THE second to last time I saw Gill “Mashozi” Holgate, who has died aged 66, was in the Tanzanian village of Nansio on Ukerewe Island on Lake Victoria. She had been awake through the night nursing her husband Kingsley through his 37th bout of malaria.

Kingsley later wrote in his book, Africa: In the footsteps of the Great Explorers that “Lying in the dark room, sweating out the fever, I’m on edge and wish the people outside my window would shut up... my body aches and I’ve got the squits... Hell, I’m a mess.”

That was in September 2004. Rewind seven years to April 30, 1997. Mashozi – her Zulu name means “she who wears shorts” – Kingsley, their son Ross and I, plus the rest of our crew, are on the banks of the Zambezi at Shupanga in Mozambique. In the book, there’s a photograph I took of the family at Mary Livingstone’s grave. She died of malaria on April 27, 1862, at the age of 41. You can’t see it in the photograph, but Mashozi is weeping.

Kingsley wrote that “Mashozi is a tough and remarkable woman, but this is an emotional time for her and I find her sitting quietly in the old church, her chin cupped in her little hands. She is touched by Mary’s life, by the incredible hardships she endured...”

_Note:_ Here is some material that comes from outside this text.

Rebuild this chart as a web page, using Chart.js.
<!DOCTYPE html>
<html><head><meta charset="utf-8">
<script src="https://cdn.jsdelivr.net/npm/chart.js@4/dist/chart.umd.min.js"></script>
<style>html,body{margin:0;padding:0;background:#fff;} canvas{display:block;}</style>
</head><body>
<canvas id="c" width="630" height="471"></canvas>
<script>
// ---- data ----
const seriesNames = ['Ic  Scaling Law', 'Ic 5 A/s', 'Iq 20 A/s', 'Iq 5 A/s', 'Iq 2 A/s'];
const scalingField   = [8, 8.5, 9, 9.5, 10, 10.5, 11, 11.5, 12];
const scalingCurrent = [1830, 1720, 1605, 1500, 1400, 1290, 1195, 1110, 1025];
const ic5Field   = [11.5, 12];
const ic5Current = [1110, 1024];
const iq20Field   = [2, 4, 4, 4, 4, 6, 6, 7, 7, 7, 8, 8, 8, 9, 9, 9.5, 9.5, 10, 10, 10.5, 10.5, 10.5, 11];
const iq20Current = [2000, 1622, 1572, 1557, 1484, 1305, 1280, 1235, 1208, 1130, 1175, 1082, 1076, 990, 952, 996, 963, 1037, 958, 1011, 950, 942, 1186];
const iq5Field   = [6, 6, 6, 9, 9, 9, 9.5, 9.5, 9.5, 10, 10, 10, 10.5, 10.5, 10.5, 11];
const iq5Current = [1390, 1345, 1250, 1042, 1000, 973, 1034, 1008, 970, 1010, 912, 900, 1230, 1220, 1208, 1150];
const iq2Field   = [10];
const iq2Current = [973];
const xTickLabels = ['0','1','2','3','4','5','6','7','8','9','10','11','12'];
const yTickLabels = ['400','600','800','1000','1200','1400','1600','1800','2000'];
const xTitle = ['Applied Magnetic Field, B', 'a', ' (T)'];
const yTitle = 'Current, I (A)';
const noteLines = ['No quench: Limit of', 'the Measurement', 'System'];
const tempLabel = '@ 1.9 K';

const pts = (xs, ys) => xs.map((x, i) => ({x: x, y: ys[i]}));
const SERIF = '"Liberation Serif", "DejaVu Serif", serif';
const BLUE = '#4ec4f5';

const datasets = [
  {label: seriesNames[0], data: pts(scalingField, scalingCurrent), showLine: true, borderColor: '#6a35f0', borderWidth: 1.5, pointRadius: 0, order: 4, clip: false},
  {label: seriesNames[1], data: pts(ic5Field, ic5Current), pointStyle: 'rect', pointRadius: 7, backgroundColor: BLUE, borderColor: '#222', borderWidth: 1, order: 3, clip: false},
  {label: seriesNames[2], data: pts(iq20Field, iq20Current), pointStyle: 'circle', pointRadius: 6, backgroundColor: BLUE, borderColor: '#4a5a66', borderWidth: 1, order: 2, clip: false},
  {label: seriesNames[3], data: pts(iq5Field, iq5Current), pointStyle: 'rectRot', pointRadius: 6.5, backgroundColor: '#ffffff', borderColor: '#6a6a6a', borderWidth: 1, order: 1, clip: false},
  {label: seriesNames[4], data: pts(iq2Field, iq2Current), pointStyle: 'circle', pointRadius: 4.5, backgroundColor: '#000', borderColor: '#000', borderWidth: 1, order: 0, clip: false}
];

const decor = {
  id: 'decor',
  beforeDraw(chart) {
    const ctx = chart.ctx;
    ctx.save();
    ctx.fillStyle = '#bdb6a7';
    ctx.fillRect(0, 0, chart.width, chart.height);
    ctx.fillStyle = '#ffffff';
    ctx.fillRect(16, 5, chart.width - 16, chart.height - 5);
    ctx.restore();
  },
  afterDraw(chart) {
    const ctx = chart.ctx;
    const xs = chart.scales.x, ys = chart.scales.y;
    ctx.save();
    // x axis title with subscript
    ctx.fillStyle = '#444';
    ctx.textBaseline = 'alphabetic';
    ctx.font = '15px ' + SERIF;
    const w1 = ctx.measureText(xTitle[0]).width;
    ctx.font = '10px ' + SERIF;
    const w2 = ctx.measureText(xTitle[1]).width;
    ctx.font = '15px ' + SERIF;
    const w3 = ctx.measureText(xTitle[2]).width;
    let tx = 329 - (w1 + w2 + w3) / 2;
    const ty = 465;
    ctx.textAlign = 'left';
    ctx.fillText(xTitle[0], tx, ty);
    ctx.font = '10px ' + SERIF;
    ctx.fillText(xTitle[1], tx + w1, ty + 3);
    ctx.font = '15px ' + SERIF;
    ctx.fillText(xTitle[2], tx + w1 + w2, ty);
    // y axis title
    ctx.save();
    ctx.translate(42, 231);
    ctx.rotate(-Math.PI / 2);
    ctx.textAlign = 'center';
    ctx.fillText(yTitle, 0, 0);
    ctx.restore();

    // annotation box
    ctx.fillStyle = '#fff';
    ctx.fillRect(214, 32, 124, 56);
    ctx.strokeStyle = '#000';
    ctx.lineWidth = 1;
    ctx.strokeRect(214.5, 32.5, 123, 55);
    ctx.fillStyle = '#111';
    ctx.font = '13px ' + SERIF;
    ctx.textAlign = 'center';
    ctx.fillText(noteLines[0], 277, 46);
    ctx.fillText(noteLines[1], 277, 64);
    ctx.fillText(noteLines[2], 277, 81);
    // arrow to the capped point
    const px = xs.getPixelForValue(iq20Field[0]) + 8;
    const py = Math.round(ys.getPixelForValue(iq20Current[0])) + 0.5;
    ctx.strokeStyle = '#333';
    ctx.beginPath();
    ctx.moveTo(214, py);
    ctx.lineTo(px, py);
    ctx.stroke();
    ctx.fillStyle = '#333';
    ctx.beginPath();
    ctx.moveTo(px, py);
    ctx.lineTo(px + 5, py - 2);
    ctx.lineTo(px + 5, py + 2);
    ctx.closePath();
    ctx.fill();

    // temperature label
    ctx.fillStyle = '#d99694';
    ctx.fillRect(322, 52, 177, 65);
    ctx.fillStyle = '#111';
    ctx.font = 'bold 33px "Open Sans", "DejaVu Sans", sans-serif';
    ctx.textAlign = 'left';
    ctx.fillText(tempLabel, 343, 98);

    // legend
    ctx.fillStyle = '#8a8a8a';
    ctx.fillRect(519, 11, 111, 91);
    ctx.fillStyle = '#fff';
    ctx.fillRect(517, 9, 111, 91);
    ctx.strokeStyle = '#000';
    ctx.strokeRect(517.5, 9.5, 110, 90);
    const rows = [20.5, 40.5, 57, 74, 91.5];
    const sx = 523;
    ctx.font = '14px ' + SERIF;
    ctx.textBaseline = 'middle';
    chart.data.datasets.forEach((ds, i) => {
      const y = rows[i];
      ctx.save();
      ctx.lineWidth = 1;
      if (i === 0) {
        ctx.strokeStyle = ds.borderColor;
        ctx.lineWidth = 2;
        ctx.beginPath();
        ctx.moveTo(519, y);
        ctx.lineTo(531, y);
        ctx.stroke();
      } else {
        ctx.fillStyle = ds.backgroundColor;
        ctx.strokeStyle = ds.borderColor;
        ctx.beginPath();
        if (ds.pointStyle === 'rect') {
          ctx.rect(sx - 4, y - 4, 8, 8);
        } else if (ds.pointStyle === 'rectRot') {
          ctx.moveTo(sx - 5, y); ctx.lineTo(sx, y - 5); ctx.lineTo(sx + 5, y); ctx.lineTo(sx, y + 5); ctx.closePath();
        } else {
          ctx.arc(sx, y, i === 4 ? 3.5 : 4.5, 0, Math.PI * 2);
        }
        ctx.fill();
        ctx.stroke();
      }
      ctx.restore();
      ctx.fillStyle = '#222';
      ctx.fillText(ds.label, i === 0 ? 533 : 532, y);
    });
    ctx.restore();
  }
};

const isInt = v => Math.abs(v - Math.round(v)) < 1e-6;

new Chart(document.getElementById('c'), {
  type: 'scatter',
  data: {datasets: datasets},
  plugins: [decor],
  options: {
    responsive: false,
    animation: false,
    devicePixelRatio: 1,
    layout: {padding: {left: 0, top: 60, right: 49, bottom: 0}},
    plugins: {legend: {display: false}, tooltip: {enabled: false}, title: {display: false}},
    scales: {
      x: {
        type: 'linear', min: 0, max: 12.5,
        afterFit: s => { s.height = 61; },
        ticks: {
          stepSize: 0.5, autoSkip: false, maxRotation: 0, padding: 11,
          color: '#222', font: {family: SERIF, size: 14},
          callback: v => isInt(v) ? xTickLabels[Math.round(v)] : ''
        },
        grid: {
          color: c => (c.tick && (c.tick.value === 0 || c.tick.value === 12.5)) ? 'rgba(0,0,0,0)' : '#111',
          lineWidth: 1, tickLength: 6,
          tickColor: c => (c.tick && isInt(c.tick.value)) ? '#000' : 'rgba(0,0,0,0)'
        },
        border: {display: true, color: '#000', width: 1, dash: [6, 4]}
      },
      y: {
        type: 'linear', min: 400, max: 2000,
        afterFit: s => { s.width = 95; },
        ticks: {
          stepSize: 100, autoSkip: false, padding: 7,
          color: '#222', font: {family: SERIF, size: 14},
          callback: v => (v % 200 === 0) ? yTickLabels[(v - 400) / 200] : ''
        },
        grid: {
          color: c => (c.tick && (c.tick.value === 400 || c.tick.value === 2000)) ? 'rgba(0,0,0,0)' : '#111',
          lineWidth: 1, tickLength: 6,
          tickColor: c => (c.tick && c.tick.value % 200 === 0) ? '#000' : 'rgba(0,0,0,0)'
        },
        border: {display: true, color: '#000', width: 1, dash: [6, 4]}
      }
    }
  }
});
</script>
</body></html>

Ten days later, sitting on a high sand bank in the Cahora Bassa Gorge, I interviewed Mashozi. My notes reflect her saying “My biggest concern is malaria – this has happened so many times. I worry about Ross a lot, he doesn’t take care of himself, I worry about malaria.

“I wonder how the hell the Victorians like Mary Livingstone coped with their long, heavy skirts and thick boots, it must have been hell. I really relate to and understand Mary Livingstone. David Livingstone can’t have been an easy man to live with. It must have been terribly hard. We stand around at night and spray Tabard on ourselves, we have tents, malaria prophylaxis, a R4 000 medical kit, Mary Livingstone had nothing.”

Mashozi was a remarkable woman. The Holgates’ adventures are the stuff of legend, whether it is traversing the length of Africa from Cape to Cairo, circumnavigating the globe along the Tropic of Capricorn, the continent of Africa along the outside edge, or the many other expeditions distributing mosquito nets to fight malaria.

Even more remarkable was that although many of their adventures involved boats and rough water, Gill had a terrible fear of drowning.

In 1990, she and Kingsley were in a dhow off Mozambique. “The skipper was drunk, the wind changed and the sea got rougher and the dhow overturned. We came damn close to drowning. Ever since then I have had a phobia about water. I still get a very dry mouth when the surf is pumping or we’re hitting rapids on a river,” she told me.

And there was always a certain level of paranoia attached to being married to one madcap adventurer, and the mother of another. “I worry a helluva lot about Ross and Kingsley because they are both absolute chancers, they push things right to the limit physically. They will see a rapid and know they shouldn’t chance it, but they will go for it anyway, they always have to go that little bit further. That’s frightening when they belong to you.”

My friend and fellow journalist, Don Pinnock, who has also travelled extensively with the Holgates, relates how he once asked Kingsley “how long are you going to keep up the life of high adventure?”

Don takes up the tale: “I’ll answer by telling you a story,” Kingsley says. “I had this friend who’d done well in life – owned a business, making pots of money. But he told me he was dissatisfied. All that stress and what for? I asked him how old he was and he said late 50s. We were on a beach and I picked up seven pebbles and put them in a row. I said to him: ‘This is your life.’ Then I took away five and threw them away. I said to him: ‘You’ve lived these. They’re gone. Nothing you can do about that.’

“Then I took the last pebble and threw it away as well. I told him: ‘Not much you can do with the last 10 years of your life. Too old.’ He was staring hard at that last pebble... I picked it up and handed it to him. ‘You have 10 good summers left. Put that pebble in your pocket. Finger it till it’s smooth... Put it next to your bed at night. Think about those summers.’”

Kingsley stares into the night and chuckles. “You want to know what happened, don’t you? Well he sold up. Everything! He bought a farm in Zululand and he’s the happiest man I know,” he told Don.

Gill Holgate was robbed of her last pebble. Lala salama, Mashozi, safari njema.